Thursday, November 29, 2018

Economist: Financial conditions moderate for cow/calf producers

Producers seeking to improve cost structure will need to pay close attention to feed and pasture.

While corn and soybeans received much of the spotlight during the farm economy boom, cow/calf producers also experienced record returns during that period. Since then, however, cow/calf producers have faced declining revenues and slow-to-adjust production expenses, according to agricultural economist David Widmar.
While benefiting from strong cattle prices, Widmar pointed out that the contribution margin — the difference between total revenues and variable costs of production — in 2014 reached an eye-popping $575 per cow. This was well above any other year observed and equal to the sum total of previous eight years.
Widmar added, “2014 was a phenomenal year, to say the least.”
From there, returns fell to $53 per head in 2015, and conditions worsened in 2016 as the contribution margin turned negative to a loss of $5 per head.
“Only two other years, 2008 and 2009, have reported negative contribution margins. When contribution margins are negative, none of the fixed costs are covered, and there are no profits generated,” Widmar explained.
The tide turned in 2017, when conditions improved as contribution margins reached $84 per head. However, Widmar said the average annual contribution margin since 2001 has been $112 per head. “This includes the record-setting 2014. The median observation is $89 per head. This is to say that 50% of the observed data were above $89 per head, and half were less than $89,” he said.
Digging deeper
According to Widmar, revenue per cow in 2014 nearly reached $1,400, well above observations seen prior or since. Leading up to 2014, revenues rapidly exceeded slow-to-adjust variable costs, which Widmar said created historical returns. In 2015, revenues fell as variable costs continued to move higher.
Variable costs in 2016 turned lower, but not fast enough to offset rapidly declining revenues, Widmar explained. This, he said, led to the negative contribution margins.
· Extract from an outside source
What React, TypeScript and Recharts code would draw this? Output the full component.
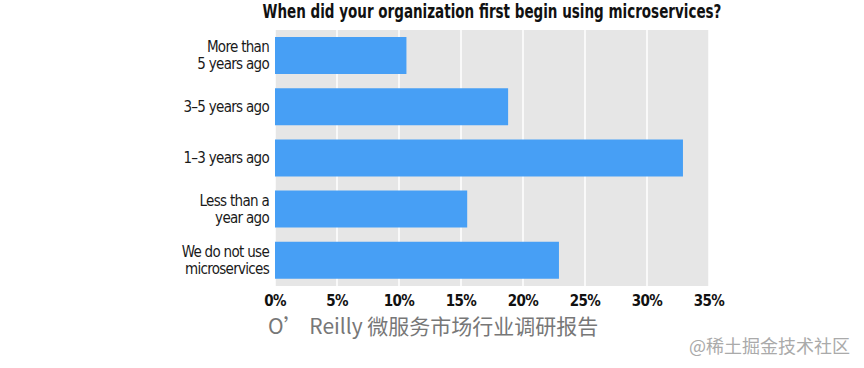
import React from "react";
import { BarChart, Bar, XAxis, YAxis, CartesianGrid } from "recharts";

const categories = [
  "More than\n5 years ago",
  "3–5 years ago",
  "1–3 years ago",
  "Less than a\nyear ago",
  "We do not use\nmicroservices",
];
const shares = [10.6, 18.8, 32.9, 15.5, 22.9];
const xTicks = [0, 5, 10, 15, 20, 25, 30, 35];
const titleText = "When did your organization first begin using microservices?";
const footerText = "O’ Reilly 微服务市场行业调研报告";
const watermarkText = "@稀土掘金技术社区";

const data = categories.map((c, i) => ({ name: c, value: shares[i] }));

const FONT = "'Liberation Sans Narrow', 'DejaVu Sans Condensed', 'Roboto', sans-serif";

const YTick = (props: any) => {
  const { x, y, payload } = props;
  const lines = String(payload.value).split("\n");
  const lh = 17;
  const start = -((lines.length - 1) * lh) / 2;
  return (
    <text x={x} y={y} textAnchor="end" fill="#1a1a1a" fontSize={15} fontFamily={FONT} letterSpacing={-0.7}>
      {lines.map((l, i) => (
        <tspan key={i} x={x} y={y + start + i * lh} dy="0.35em">
          {l}
        </tspan>
      ))}
    </text>
  );
};

export default function App() {
  return (
    <div style={{ position: "absolute", left: 0, top: 0, width: 864, height: 368, background: "#fff" }}>
      <div
        style={{
          position: "absolute",
          left: 0,
          width: 984,
          top: 0,
          textAlign: "center",
          fontFamily: FONT,
          fontWeight: 700,
          fontSize: 19,
          color: "#111",
          transform: "scaleX(0.79)",
          transformOrigin: "492px 0",
          whiteSpace: "nowrap",
        }}
      >
        {titleText}
      </div>
      <BarChart
        width={864}
        height={368}
        data={data}
        layout="vertical"
        margin={{ top: 30, right: 155, bottom: 52, left: 0 }}
        barCategoryGap={7}
      >
        <CartesianGrid horizontal={false} vertical={true} fill="#e6e6e6" stroke="#ffffff" strokeWidth={1.5} />
        <XAxis
          type="number"
          domain={[0, 35]}
          ticks={xTicks}
          tickFormatter={(v: number) => `${v}%`}
          axisLine={false}
          tickLine={false}
          height={30}
          tickMargin={3}
          tick={{ fill: "#111", fontSize: 15, fontFamily: FONT, fontWeight: 600, letterSpacing: -0.6 }}
        />
        <YAxis
          type="category"
          dataKey="name"
          width={275}
          axisLine={false}
          tickLine={false}
          tickMargin={0}
          tick={<YTick />}
        />
        <Bar dataKey="value" fill="#479ff5" barSize={37} isAnimationActive={false} />
      </BarChart>
      <div
        style={{
          position: "absolute",
          left: 268,
          top: 310,
          fontFamily: "'Noto Sans CJK SC', sans-serif",
          fontSize: 21,
          color: "#777",
          whiteSpace: "nowrap",
        }}
      >
        {footerText}
      </div>
      <div
        style={{
          position: "absolute",
          left: 689,
          top: 332,
          fontFamily: "'Noto Sans CJK SC', sans-serif",
          fontSize: 18,
          color: "#aaa",
          whiteSpace: "nowrap",
        }}
      >
        {watermarkText}
      </div>
    </div>
  );
}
By 2017, revenues turned higher as variable costs continued lower, both positively helping producer financial conditions.
“For context, feed and pasture represent a significant share of variable costs for cow/calf producers," he said. "In 2017, these collectively accounted for 67% of total variable expenses.”
Today, total revenue remains historically strong, Widmar noted.
“Even after significant declines since 2014, total revenue has remained above $600 per head. Before 2009, revenues only occasionally reached $600 per head.  This is similar for total variable costs. Even after turning lower since 2015, variable costs remain above levels observed before 2012.”
Improving cost structure
While cow/calf producers did not miss the farm economy boom, Widmar said revenues since the peak in 2014 have fallen faster than variable costs could adjust. This, he said, led to negative contribution margins in 2016. In 2017, however, conditions improved on continued lower variable costs and higher revenue.
Looking ahead, Widmar said producers seeking ways to improve their cost structure will need to pay close attention to feed and pasture. “In 2017, these two categories accounted for two-thirds of variable costs,” he said.